Aim: Extract the lines from the start through the line that holds "k_nbody = 0.00435 * (np.arange(1, 115) + 0.3)", both included, omitting all images.

Data block:
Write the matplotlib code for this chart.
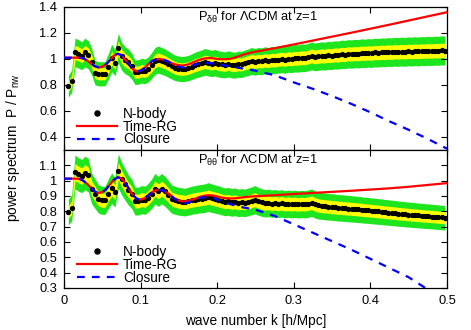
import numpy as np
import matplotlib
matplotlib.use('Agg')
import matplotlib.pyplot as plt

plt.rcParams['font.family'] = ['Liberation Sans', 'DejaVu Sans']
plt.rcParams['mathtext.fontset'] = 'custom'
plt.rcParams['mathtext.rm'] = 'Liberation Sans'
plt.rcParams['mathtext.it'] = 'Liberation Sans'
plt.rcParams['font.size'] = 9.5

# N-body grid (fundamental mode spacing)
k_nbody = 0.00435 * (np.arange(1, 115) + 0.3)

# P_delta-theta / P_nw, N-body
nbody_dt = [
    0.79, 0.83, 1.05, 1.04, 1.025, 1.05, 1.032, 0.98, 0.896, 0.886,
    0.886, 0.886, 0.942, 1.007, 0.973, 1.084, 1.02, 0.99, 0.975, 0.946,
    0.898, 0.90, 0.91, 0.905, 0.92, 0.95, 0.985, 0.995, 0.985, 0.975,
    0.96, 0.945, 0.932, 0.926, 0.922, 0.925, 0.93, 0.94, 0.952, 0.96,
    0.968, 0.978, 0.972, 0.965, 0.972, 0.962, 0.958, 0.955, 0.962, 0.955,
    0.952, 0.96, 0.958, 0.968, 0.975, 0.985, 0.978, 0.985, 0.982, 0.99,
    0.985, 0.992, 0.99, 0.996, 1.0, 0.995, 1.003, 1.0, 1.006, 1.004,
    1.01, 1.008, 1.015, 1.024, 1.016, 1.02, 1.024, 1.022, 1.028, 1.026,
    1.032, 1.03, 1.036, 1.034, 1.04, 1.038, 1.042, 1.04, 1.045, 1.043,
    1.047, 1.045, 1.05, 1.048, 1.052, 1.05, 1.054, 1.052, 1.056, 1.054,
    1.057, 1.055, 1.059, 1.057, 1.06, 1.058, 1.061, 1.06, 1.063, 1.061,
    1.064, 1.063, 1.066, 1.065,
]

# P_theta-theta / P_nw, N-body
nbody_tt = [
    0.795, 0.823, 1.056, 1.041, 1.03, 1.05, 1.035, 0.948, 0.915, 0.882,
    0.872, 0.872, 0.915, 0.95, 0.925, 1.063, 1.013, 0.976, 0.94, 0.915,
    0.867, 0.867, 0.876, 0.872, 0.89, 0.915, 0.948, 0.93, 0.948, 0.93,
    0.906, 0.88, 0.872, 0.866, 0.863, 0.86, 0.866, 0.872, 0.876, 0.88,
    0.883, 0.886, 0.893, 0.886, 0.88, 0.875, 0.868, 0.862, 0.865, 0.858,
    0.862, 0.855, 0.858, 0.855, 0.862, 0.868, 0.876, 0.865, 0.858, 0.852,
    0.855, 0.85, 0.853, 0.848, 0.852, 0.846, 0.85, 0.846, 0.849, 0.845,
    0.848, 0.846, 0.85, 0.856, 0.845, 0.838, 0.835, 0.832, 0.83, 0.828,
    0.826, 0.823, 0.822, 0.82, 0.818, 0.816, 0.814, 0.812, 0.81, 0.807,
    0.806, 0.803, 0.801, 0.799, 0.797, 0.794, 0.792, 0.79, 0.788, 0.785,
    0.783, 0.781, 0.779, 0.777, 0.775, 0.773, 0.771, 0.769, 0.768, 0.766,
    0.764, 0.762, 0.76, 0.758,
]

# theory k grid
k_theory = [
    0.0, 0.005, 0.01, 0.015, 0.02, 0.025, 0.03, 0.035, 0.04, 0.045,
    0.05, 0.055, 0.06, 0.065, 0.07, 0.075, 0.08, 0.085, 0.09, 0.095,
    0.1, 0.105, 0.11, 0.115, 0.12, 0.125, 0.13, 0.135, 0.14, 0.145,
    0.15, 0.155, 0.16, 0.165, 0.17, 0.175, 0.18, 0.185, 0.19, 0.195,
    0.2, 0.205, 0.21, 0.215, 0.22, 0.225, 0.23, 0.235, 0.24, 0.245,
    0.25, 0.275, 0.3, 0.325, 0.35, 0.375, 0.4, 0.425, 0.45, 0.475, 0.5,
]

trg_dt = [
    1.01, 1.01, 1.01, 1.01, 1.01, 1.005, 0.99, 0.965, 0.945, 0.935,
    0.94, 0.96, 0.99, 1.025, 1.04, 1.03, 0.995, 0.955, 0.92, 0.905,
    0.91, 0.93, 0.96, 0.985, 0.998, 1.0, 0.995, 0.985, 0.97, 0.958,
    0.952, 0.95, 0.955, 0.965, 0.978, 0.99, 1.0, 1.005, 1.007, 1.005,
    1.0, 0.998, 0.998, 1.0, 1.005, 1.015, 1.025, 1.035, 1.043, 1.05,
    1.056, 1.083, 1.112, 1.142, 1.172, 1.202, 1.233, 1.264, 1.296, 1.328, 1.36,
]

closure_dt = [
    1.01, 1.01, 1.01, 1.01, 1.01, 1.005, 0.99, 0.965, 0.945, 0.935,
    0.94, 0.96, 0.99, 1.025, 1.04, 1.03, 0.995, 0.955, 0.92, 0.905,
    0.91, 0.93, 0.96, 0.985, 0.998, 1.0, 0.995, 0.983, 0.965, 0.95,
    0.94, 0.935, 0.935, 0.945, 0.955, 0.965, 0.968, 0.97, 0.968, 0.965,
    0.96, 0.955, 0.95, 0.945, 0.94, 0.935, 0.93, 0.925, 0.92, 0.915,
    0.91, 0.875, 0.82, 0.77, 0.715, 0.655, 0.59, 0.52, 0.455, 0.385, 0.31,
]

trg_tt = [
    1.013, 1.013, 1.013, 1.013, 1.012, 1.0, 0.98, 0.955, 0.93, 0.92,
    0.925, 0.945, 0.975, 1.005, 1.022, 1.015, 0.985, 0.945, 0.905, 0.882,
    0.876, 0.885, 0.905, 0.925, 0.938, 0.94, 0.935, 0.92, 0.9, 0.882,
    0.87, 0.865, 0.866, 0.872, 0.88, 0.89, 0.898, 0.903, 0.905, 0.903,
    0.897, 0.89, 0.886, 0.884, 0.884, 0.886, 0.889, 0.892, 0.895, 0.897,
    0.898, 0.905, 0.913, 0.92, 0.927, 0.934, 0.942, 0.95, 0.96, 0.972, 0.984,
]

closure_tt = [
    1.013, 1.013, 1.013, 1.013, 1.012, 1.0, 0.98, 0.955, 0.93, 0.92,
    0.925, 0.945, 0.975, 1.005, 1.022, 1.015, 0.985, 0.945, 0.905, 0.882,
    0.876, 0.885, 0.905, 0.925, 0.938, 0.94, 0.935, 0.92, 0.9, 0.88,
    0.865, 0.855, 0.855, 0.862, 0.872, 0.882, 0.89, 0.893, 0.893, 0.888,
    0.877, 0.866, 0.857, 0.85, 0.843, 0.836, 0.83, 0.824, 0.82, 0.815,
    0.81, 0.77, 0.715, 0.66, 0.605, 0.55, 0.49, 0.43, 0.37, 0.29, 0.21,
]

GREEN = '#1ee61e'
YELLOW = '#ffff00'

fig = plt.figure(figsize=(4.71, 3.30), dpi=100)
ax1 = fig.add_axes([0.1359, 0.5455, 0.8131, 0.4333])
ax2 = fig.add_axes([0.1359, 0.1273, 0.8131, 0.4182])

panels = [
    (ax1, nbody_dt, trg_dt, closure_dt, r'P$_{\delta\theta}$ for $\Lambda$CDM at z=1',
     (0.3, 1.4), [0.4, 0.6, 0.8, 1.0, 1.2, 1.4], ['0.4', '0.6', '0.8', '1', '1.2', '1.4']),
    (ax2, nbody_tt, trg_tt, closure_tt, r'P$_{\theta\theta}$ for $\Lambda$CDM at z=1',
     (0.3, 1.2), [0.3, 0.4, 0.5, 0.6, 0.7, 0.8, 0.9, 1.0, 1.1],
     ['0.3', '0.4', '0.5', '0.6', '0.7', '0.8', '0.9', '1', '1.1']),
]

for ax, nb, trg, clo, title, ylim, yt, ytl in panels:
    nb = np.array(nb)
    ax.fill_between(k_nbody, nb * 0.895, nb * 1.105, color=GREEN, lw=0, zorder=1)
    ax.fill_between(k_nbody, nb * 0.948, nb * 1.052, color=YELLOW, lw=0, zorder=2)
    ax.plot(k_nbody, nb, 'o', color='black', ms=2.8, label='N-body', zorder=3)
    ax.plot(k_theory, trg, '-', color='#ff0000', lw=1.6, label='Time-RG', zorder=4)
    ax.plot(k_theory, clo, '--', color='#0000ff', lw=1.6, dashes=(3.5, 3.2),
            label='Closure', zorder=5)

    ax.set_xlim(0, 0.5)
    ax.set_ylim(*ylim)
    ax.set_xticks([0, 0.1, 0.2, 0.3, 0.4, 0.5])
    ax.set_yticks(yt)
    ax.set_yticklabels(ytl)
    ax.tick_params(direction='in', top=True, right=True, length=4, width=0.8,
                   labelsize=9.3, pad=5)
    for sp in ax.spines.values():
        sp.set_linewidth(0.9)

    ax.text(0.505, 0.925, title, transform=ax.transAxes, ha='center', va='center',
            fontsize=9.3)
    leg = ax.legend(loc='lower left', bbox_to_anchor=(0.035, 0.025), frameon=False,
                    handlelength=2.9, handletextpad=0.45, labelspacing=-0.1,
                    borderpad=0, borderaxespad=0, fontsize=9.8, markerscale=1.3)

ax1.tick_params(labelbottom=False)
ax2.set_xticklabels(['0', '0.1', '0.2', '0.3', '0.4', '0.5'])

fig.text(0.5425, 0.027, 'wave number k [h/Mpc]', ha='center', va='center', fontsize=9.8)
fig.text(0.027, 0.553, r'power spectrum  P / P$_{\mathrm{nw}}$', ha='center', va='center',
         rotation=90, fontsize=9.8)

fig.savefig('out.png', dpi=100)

Solution:
Write the matplotlib code for this chart.
import numpy as np
import matplotlib
matplotlib.use('Agg')
import matplotlib.pyplot as plt

plt.rcParams['font.family'] = ['Liberation Sans', 'DejaVu Sans']
plt.rcParams['mathtext.fontset'] = 'custom'
plt.rcParams['mathtext.rm'] = 'Liberation Sans'
plt.rcParams['mathtext.it'] = 'Liberation Sans'
plt.rcParams['font.size'] = 9.5

# N-body grid (fundamental mode spacing)
k_nbody = 0.00435 * (np.arange(1, 115) + 0.3)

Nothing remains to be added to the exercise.